What Operators Run This Corridor
Florida to Virginia is a natural I-95 and I-75/I-81 corridor. Trails with Tails markets Virginia/New Jersey service, and Florida-based operators regularly post northbound or return-trip availability.
Real operators already post this way in transport groups: origin, destination, date, slots, credentials, phone. Argos K9 posted Chicago to Fort Myers with one spot open. Animal Logistics markets weekly New York to California trips. TN Animal Transport posts Tampa-based multi-stop routes. Julie Bingham posts a whole route calendar instead of one lonely ad.
- Trails with Tails Animal Transport: Virginia/New Jersey area with ground and flight nanny options.
- Big Dog Logistics: Florida departures with USDA, insurance, and GPS tracking.
- TN Animal Transport: Southeast multi-stop route style.
- Boston's Pet Transport: private, semi-private, and ride-share options.
PetDrivr angle: the operator posts the route first. You search the corridor. No public Facebook post. No copy/paste bid pile. You pick who to call.
Cost Breakdown
For Florida to Virginia, the practical ground distance is about 800 miles depending on pickup and dropoff city. Ground transport pricing depends on route, service type, timing, and available space. Request a direct quote from the transporter for your exact trip.
| Transport type | What to budget | Best fit |
|---|---|---|
| Shared / ride-share ground | $600-$900 | Flexible dates, one pet, owner can meet near the route |
| Private ground | $800-$1,400 | Large dogs, multiple pets, strict pickup/dropoff, no sharing |
| Flight nanny | $350-$750 plus airline pet fees | Small pet that fits in cabin, airport-to-airport handoff |
Those are working numbers, not magic quotes. A 75 lb sheepadoodle, a two-dog household, a rural pickup, or a must-arrive-by date changes the job. A small kitten near a major airport can be cheaper and faster by flight nanny.

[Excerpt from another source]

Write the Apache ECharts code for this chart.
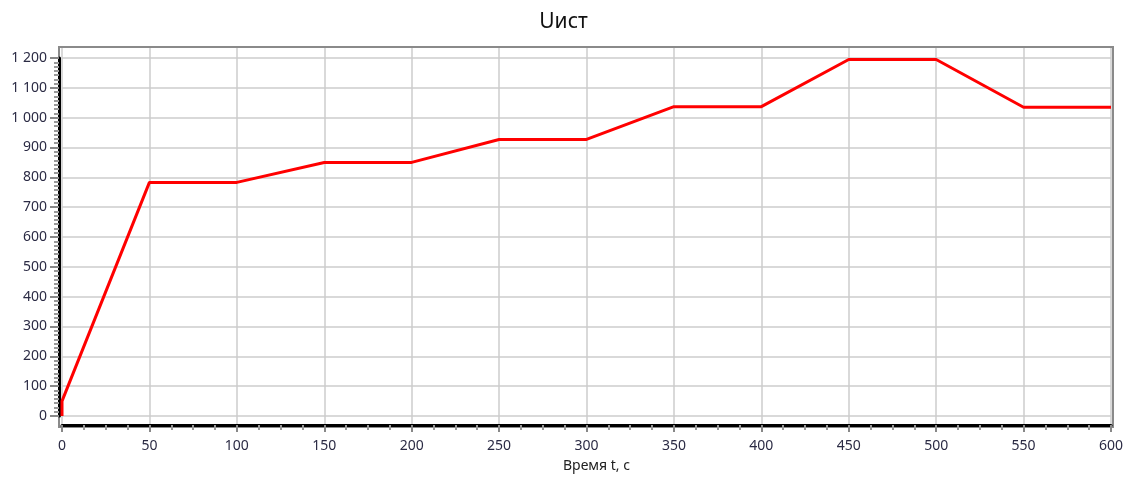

Red flag: if someone quotes far below fuel-and-time reality, ask what is missing. Cheap can mean standby flights, loose animals, no insurance, or a broker farming the job out.
What To Expect On This Route
Coastal routes usually run I-95 through Georgia, South Carolina, and North Carolina. Western Virginia destinations may route through I-75/I-81. South Florida pickups add time and cost.
For ground transport, ask how often the operator stops. Professional posts mention 3-5 hour potty breaks, photo/video updates, climate control, GPS tracking, and crash-tested kennels like Ruffland. For puppies under 16 weeks, ask about no-paws-on-the-ground handling.
For flight nanny service, ask for a confirmed ticket screenshot with private details partly hidden. A flight number alone proves nothing. Anyone can look one up.
How To Find An Operator
Start with operators already moving through the corridor. That is the whole point. A transporter with an open slot on Florida to Virginia can usually price better than someone building a one-off trip from scratch.
- Search the corridor and nearby cities, not only exact ZIP codes.
- Compare private, semi-private, ride-share, and flight nanny options.
- Ask for USDA registration, insurance, contract, payment terms, and vehicle or carrier details.
- Use a tracked payment method. Square, Stripe, credit card, PayPal Goods and Services, and business Zelle all leave a trail.
- Get the pickup plan in writing before money moves.
Ground Vs Flight Nanny On This Corridor
Ground is best for large dogs, PCS moves, and door-to-door transport. Flight nanny works for small pets near MIA, FLL, TPA, MCO, RIC, ORF, DCA, or IAD.
Good operators will tell you when they are not the fit. That is a trust signal. The best answer is not always the fastest answer. It is the route that gets the pet there clean, calm, and accounted for.